I am appealing to your good reason in the interest of the thousands of young people I have taught over 18 years in my capacity as a teacher in London and in Newcastle and as a former researcher and DPhil student at Sussex university. In the spirit of free speech and democracy and with the purpose of upholding all that we know is important, keeping the integrity of UCL alive a major world university which the Lithuanian government deliberately targeted for those reasons, I beg you to allow me and my father to read out the petition to the Lithuanian government on Tuesday 18 December at 10.00am.

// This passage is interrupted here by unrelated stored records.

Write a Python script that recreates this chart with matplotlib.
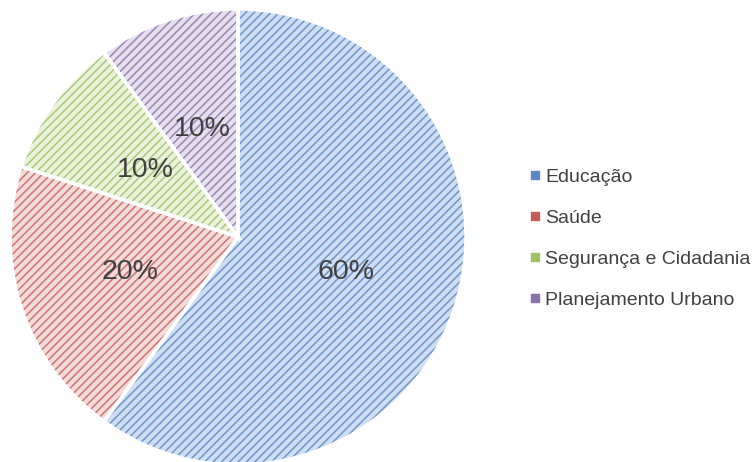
import matplotlib.pyplot as plt
from matplotlib.lines import Line2D

plt.rcParams['font.family'] = ['Liberation Sans', 'DejaVu Sans']
plt.rcParams['hatch.linewidth'] = 1.1

labels = ['Educação', 'Saúde', 'Segurança e Cidadania', 'Planejamento Urbano']
values = [60, 20, 10, 10]
fills = ['#cfdef2', '#f3dbda', '#eaf2dc', '#e6e0ee']
lines = ['#6e98cc', '#cc7472', '#aac87a', '#9a86b8']
markers = ['#5b88c2', '#c45b58', '#9fc064', '#8a71ab']

fig = plt.figure(figsize=(7.53, 4.62), dpi=100)
ax = fig.add_axes([10/753, -3/462, 456/753, 456/462])

wedges, texts, autotexts = ax.pie(values, startangle=90, counterclock=False,
                                  colors=fills, autopct='%1.0f%%', pctdistance=0.5,
                                  radius=1.0,
                                  textprops={'fontsize': 20.5, 'color': '#404040'})
for w, c in zip(wedges, lines):
    w.set_hatch('////')
    w.set_edgecolor(c)
    w.set_linewidth(0)

# white borders on top
border, _ = ax.pie(values, startangle=90, counterclock=False, radius=1.0,
                   wedgeprops={'fill': False, 'edgecolor': 'white', 'linewidth': 2.5})
for t in autotexts:
    t.set_zorder(5)
ax.set_xlim(-1, 1)
ax.set_ylim(-1, 1)
ax.set_aspect('equal')

handles = [Line2D([], [], marker='s', linestyle='none', markersize=6,
                  markerfacecolor=c, markeredgecolor=c) for c in markers]
fig.legend(handles, labels, loc='center left', bbox_to_anchor=(510/753, 0.484),
           frameon=False, fontsize=14, labelcolor='#404040',
           handletextpad=0.1, labelspacing=1.2, handlelength=0.8)

fig.savefig('out.png', dpi=100)
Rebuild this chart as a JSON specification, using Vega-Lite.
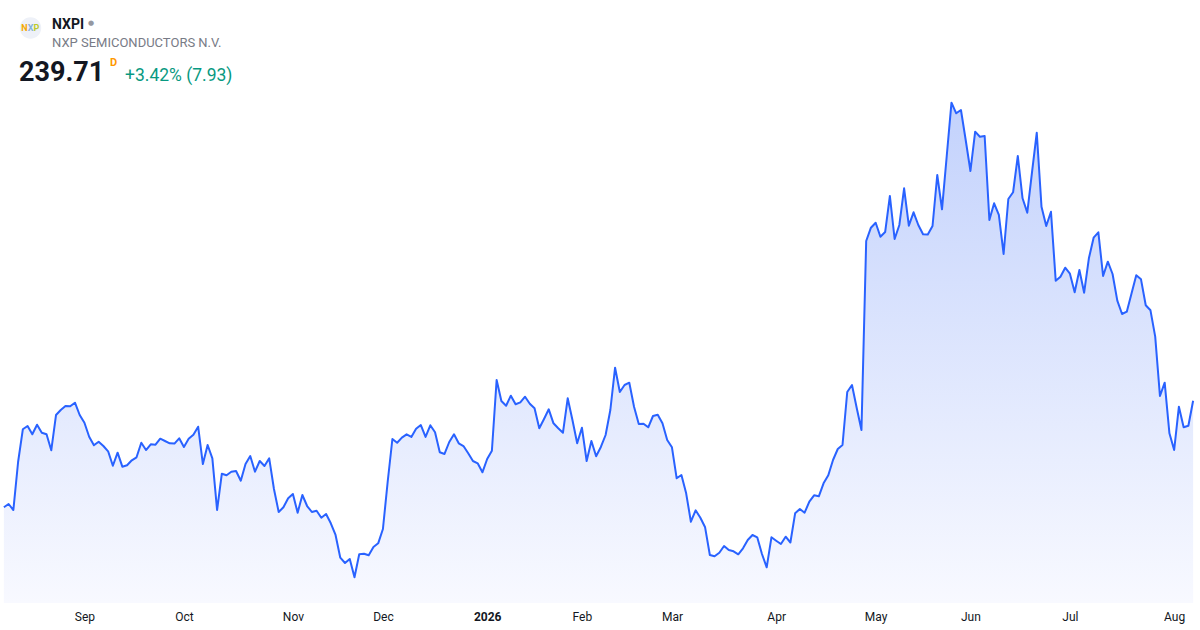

I look forward to receiving a positive response from UCL
Yours sincerely,
Monica Lowenberg
On Fri, Dec 14, 2012 at 11:58 AM, Michael Berkowitz wrote:
Dear Monica,
If you have an opportunity to call me please do. I’ll try to explain why I support Professor Polonsky.
very best,
Michael
- From: Monica Lowenberg
- Date: Fri, Dec 14, 2012 at 12:20 PM
- Subject: Re: REquest for UCL staff to reconsider Monica Lowenberg’s request to read out the petition infront of the Lithuanian government Tuesday 18 December 2012 with her 90 year old father Ernst Loewenberg present
- To: Michael Berkowitz
Michael,
Thank you for our conversation today and for confirming that you are unprepared to allow me to read out the petition today .
As a result and as mentioned, I now do not permit that you or any of your colleagues and students at UCL have access to the documents I gave in good faith to Rabbi Frank Dabba Smith only this November concerning the 35 member of my father’s family who were murdered in the Holocaust. I am copying Frank into this email.
In view of your recent decision I cannot allow documents so personally precious to us to be handled or used in any shape or form by a university department that supports a right wing, Baltic extremist government that is using this conference for their own political aims.